◆ What you will do: Write out the listing below in full and exactly, leaving out every picture.

-- Supplied data start --

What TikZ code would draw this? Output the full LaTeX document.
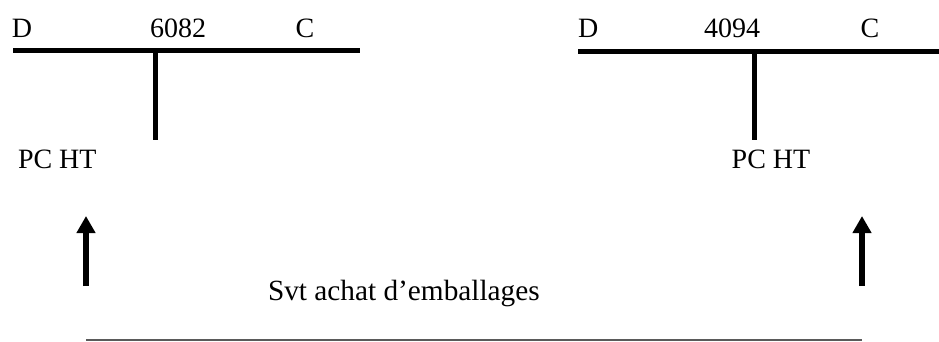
\documentclass[tikz,border=0pt]{standalone}
\usepackage{fontspec}
\setmainfont{Liberation Serif}
\usetikzlibrary{arrows.meta}
\begin{document}
\begin{tikzpicture}[x=1pt,y=-1pt,
  lbl/.style={inner sep=0pt,outer sep=0pt,font=\fontsize{28}{30}\selectfont},
  caption/.style={inner sep=0pt,outer sep=0pt,font=\fontsize{29.3}{31}\selectfont},
  tline/.style={line width=5pt},
  uparrow/.style={line width=6pt,-{Triangle[width=18pt,length=17pt]}},
  baseline/.style={line width=1.4pt,draw={rgb,255:red,90;green,90;blue,90}}]
\useasboundingbox (0,0) rectangle (939,341);
% left T-account
\coordinate (L1) at (13,50);
\coordinate (L2) at (360,50);
\coordinate (LT) at (155,50);
\coordinate (LB) at (155,140);
\draw[tline] (L1) -- (L2);
\draw[tline] (LT) -- (LB);
\node[lbl,anchor=base west] (ld) at (12,37) {D};
\node[lbl,anchor=base] (ln) at (178,37) {6082};
\node[lbl,anchor=base] (lc) at (305,37) {C};
\node[lbl,anchor=base west] (lpc) at (18,168) {PC HT};
% right T-account
\coordinate (R1) at (578,51);
\coordinate (R2) at (939,51);
\coordinate (RT) at (754,51);
\coordinate (RB) at (754,140);
\draw[tline] (R1) -- (R2);
\draw[tline] (RT) -- (RB);
\node[lbl,anchor=base west] (rd) at (578,37) {D};
\node[lbl,anchor=base] (rn) at (732,37) {4094};
\node[lbl,anchor=base] (rc) at (870,37) {C};
\node[lbl,anchor=base] (rpc) at (771,168) {PC HT};
% arrows
\coordinate (A1) at (86,286);
\coordinate (A1t) at (86,216);
\coordinate (A2) at (862,286);
\coordinate (A2t) at (862,216);
\draw[uparrow] (A1) -- (A1t);
\draw[uparrow] (A2) -- (A2t);
% caption and rule
\node[caption,anchor=base west] (svt) at (268,300) {Svt achat d’emballages};
\coordinate (B1) at (86,340);
\coordinate (B2) at (862,340);
\draw[baseline] (B1) -- (B2);
\end{tikzpicture}
\end{document}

-- Supplied data end --

◆ The reply:
What TikZ code would draw this? Output the full LaTeX document.
\documentclass[tikz,border=0pt]{standalone}
\usepackage{fontspec}
\setmainfont{Liberation Serif}
\usetikzlibrary{arrows.meta}
\begin{document}
\begin{tikzpicture}[x=1pt,y=-1pt,
  lbl/.style={inner sep=0pt,outer sep=0pt,font=\fontsize{28}{30}\selectfont},
  caption/.style={inner sep=0pt,outer sep=0pt,font=\fontsize{29.3}{31}\selectfont},
  tline/.style={line width=5pt},
  uparrow/.style={line width=6pt,-{Triangle[width=18pt,length=17pt]}},
  baseline/.style={line width=1.4pt,draw={rgb,255:red,90;green,90;blue,90}}]
\useasboundingbox (0,0) rectangle (939,341);
% left T-account
\coordinate (L1) at (13,50);
\coordinate (L2) at (360,50);
\coordinate (LT) at (155,50);
\coordinate (LB) at (155,140);
\draw[tline] (L1) -- (L2);
\draw[tline] (LT) -- (LB);
\node[lbl,anchor=base west] (ld) at (12,37) {D};
\node[lbl,anchor=base] (ln) at (178,37) {6082};
\node[lbl,anchor=base] (lc) at (305,37) {C};
\node[lbl,anchor=base west] (lpc) at (18,168) {PC HT};
% right T-account
\coordinate (R1) at (578,51);
\coordinate (R2) at (939,51);
\coordinate (RT) at (754,51);
\coordinate (RB) at (754,140);
\draw[tline] (R1) -- (R2);
\draw[tline] (RT) -- (RB);
\node[lbl,anchor=base west] (rd) at (578,37) {D};
\node[lbl,anchor=base] (rn) at (732,37) {4094};
\node[lbl,anchor=base] (rc) at (870,37) {C};
\node[lbl,anchor=base] (rpc) at (771,168) {PC HT};
% arrows
\coordinate (A1) at (86,286);
\coordinate (A1t) at (86,216);
\coordinate (A2) at (862,286);
\coordinate (A2t) at (862,216);
\draw[uparrow] (A1) -- (A1t);
\draw[uparrow] (A2) -- (A2t);
% caption and rule
\node[caption,anchor=base west] (svt) at (268,300) {Svt achat d’emballages};
\coordinate (B1) at (86,340);
\coordinate (B2) at (862,340);
\draw[baseline] (B1) -- (B2);
\end{tikzpicture}
\end{document}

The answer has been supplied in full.